>> begin Information supplied

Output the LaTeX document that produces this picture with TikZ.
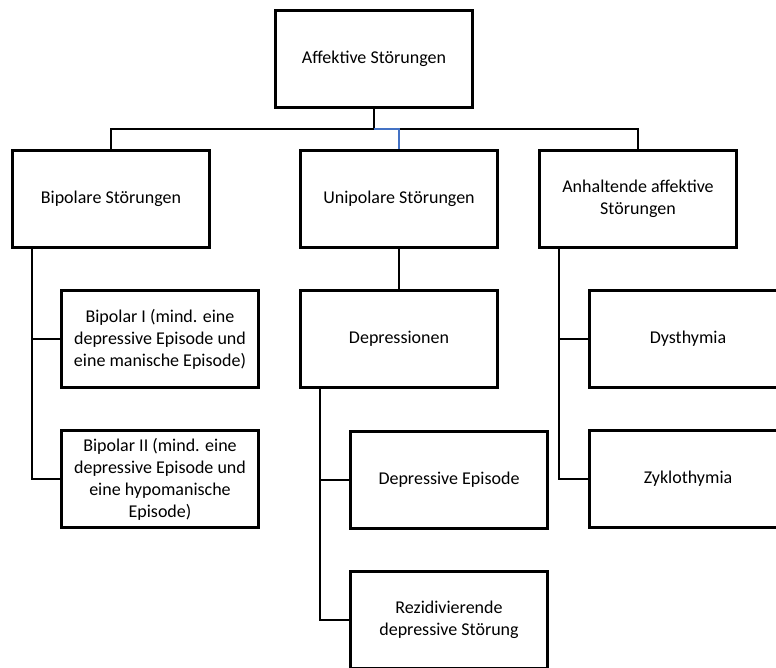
\documentclass[tikz,border=0pt]{standalone}
\usepackage{fontspec}
\setmainfont{Carlito}
\usepackage{tikz}
\definecolor{linkblue}{HTML}{4472C4}

\begin{document}
\begin{tikzpicture}
        [x=1pt,y=-1pt,line width=2.4pt,
         every node/.style={draw,line width=2.8pt,minimum width=197pt,minimum height=97pt,
           align=center,font=\fontsize{18}{22}\selectfont}]
        \useasboundingbox (0,0) rectangle (776,668);
        \clip (0,0) rectangle (776,668);

        \node (a) at (374, 59) {Affektive Störungen};
        \node (b1) at (111, 199) {Bipolare Störungen};
        \node (b2) at (399, 199) {Unipolare Störungen};
        \node (b3) at (638, 199) {Anhaltende affektive\\Störungen};

        \node (c1) at (160, 339) {Bipolar I (mind. eine\\depressive Episode und\\eine manische Episode)};
        \node (c2) at (160, 479) {Bipolar II (mind. eine\\depressive Episode und\\eine hypomanische\\Episode)};

        \node (d1) at (399, 339) {Depressionen};
        \node (d2) at (449, 480) {Depressive Episode};
        \node (d3) at (449, 620) {Rezidivierende\\depressive Störung};

        \node (e1) at (688, 339) {Dysthymia};
        \node (e2) at (688, 479) {Zyklothymia};

        \coordinate (bus) at (374, 129);
        \draw (a) -- (bus);
        \draw (b1.north) |- (bus) -| (b3.north);
        \draw[linkblue] (bus) -| (b2.north);
        \draw (b2) -- (d1);

        \foreach \from/\to in {b1/c1, b1/c2, d1/d2, d1/d3, b3/e1, b3/e2}
            \draw (\from.south west) ++(21,0) |- (\to.west);

      \end{tikzpicture}
\end{document}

>> end Information supplied

#### [Goal]
Give every line above again exactly, with no pictures.

#### [Solution to this problem]
Output the LaTeX document that produces this picture with TikZ.
\documentclass[tikz,border=0pt]{standalone}
\usepackage{fontspec}
\setmainfont{Carlito}
\usepackage{tikz}
\definecolor{linkblue}{HTML}{4472C4}

\begin{document}
\begin{tikzpicture}
        [x=1pt,y=-1pt,line width=2.4pt,
         every node/.style={draw,line width=2.8pt,minimum width=197pt,minimum height=97pt,
           align=center,font=\fontsize{18}{22}\selectfont}]
        \useasboundingbox (0,0) rectangle (776,668);
        \clip (0,0) rectangle (776,668);

        \node (a) at (374, 59) {Affektive Störungen};
        \node (b1) at (111, 199) {Bipolare Störungen};
        \node (b2) at (399, 199) {Unipolare Störungen};
        \node (b3) at (638, 199) {Anhaltende affektive\\Störungen};

        \node (c1) at (160, 339) {Bipolar I (mind. eine\\depressive Episode und\\eine manische Episode)};
        \node (c2) at (160, 479) {Bipolar II (mind. eine\\depressive Episode und\\eine hypomanische\\Episode)};

        \node (d1) at (399, 339) {Depressionen};
        \node (d2) at (449, 480) {Depressive Episode};
        \node (d3) at (449, 620) {Rezidivierende\\depressive Störung};

        \node (e1) at (688, 339) {Dysthymia};
        \node (e2) at (688, 479) {Zyklothymia};

        \coordinate (bus) at (374, 129);
        \draw (a) -- (bus);
        \draw (b1.north) |- (bus) -| (b3.north);
        \draw[linkblue] (bus) -| (b2.north);
        \draw (b2) -- (d1);

        \foreach \from/\to in {b1/c1, b1/c2, d1/d2, d1/d3, b3/e1, b3/e2}
            \draw (\from.south west) ++(21,0) |- (\to.west);

      \end{tikzpicture}
\end{document}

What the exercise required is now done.